Although I do not fully follow what you are doing, two things come to mind.
First would C-X C-X (swap point and mark) rather than C-U C-Space (pop mark) to
help reduce things a little. It is certainly easier to type.
Second, whenever I have something repetitive like this to do, I usually define
a temporary keyboard macro to help out. You just need to be creative about
where in the process the macro starts and ends.
I would think something like:
1. Position curser at yank location.
2. C-Space to mark the location
3. Position curser at start of cut location.
4. Mark and select text to be cut.
5. C-X( to start keyboard macro.
6. C-W to cut the text
7. C-X C-X to swap to paste location
8. C-Y to yank the text
9. C-X) to end keyboard macro.
Now you have.
A. Perform the first 4 steps.
B. C-Xe to execute the macro.
As opposed what I see as your 7 steps, this takes 9 steps the first time, then
5 steps for every repeat after that.
Not much of a savings, but with a lot of repeats it does helps and it certainly
gets around the finger tangles.
The one that I use a lot is to paste something at the beginning of a line like
when turning an enumerated list into a switch statement:
After priming the pump with a "M-W C-E :” I create a macro that looks something
like:
C-N C-A C-Y C-E:
Fran
> On May 9, 2015, at 7:30 AM, Sam Halliday <sam.halliday@gmail.com> wrote:
>
> To answer my own question, with an alternative, below:
>
> On Saturday, 9 May 2015 12:18:39 UTC+1, Sam Halliday wrote:
>> I have found myself doing some repetitive editing recently that I am sure
>> can be optimised.
>>
>> Let's say I have a chunk of existing text (in the middle of the buffer), and
>> a bunch of new text (at the bottom of the buffer) with bits of text that I
>> want to selectively kill and then yank into the existing text.
>>
>> So the workflow looks like this:
>>
>> 1. go to "new text", kill some relevant text
>> 2. go to "existing text", yank
>> 3. repeat
>>
>>
>> In terms of keys strokes this means:
>>
>> 1. `C-U SPACE` (now near relevant "new text") then unavoidable manual
>> keystrokes to select/kill
>> 2. `C-SPACE C-SPACE`, then `C-U SPACE` (does nothing) to add this location
>> to the mark ring and ignore that mark in the ring.
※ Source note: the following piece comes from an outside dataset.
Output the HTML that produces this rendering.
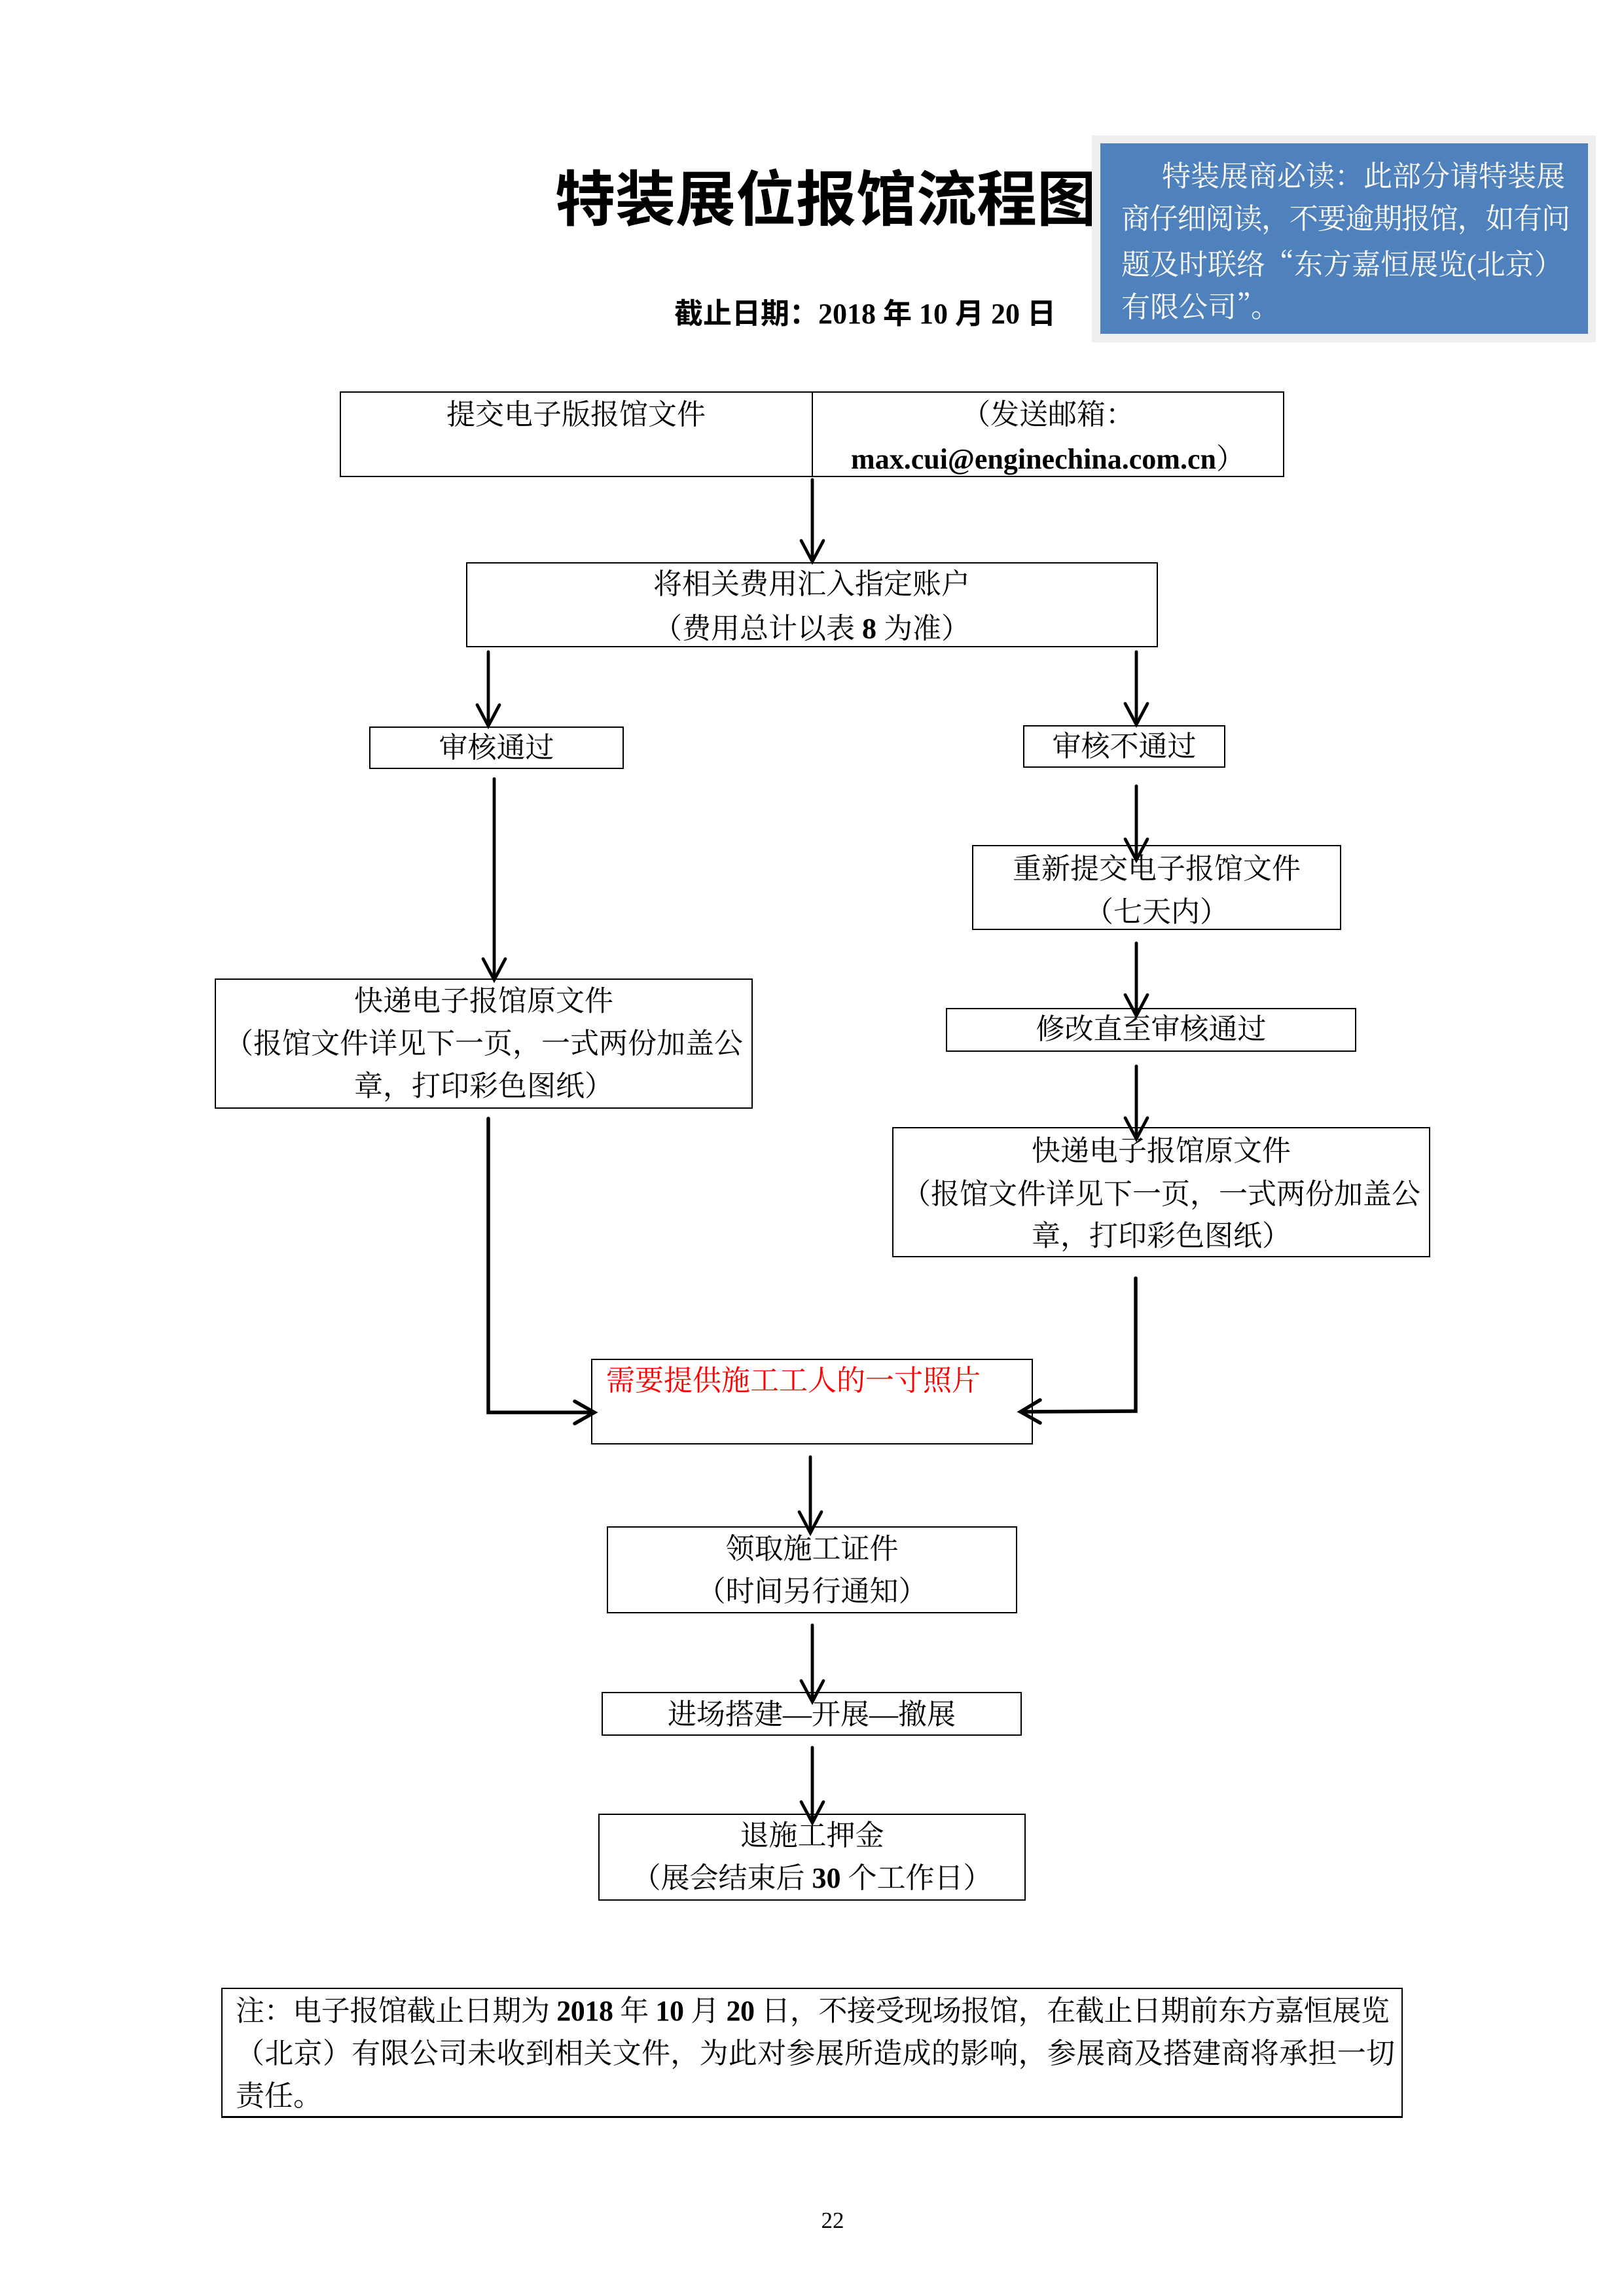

>> 3. `C-U SPACE` (now near relevant "existing text") then unavoidable manual
>> keystrokes to yank
>> 4. `C-SPACE C-SPACE`, then `C-U SPACE` (does nothing) to add this location
>> to the mark ring
>>
>> Actually, my fingers can confused and end up just using pageup/down :-/
>>
>> Obviously, steps 2 and 4 are undesirable. Is there a single command that I
>> can perform to effectively save the current point, then go to the second
>> mark in the mark ring?
>
>
> The workflow can also be optimised by opening a second frame into the same
> buffer. That helps a lot because `C-x o` then jumps to approximately the
> locations where I was wanting to set the marks anyway. However, it then
> requires me to split my screen... which is sometimes not ideal.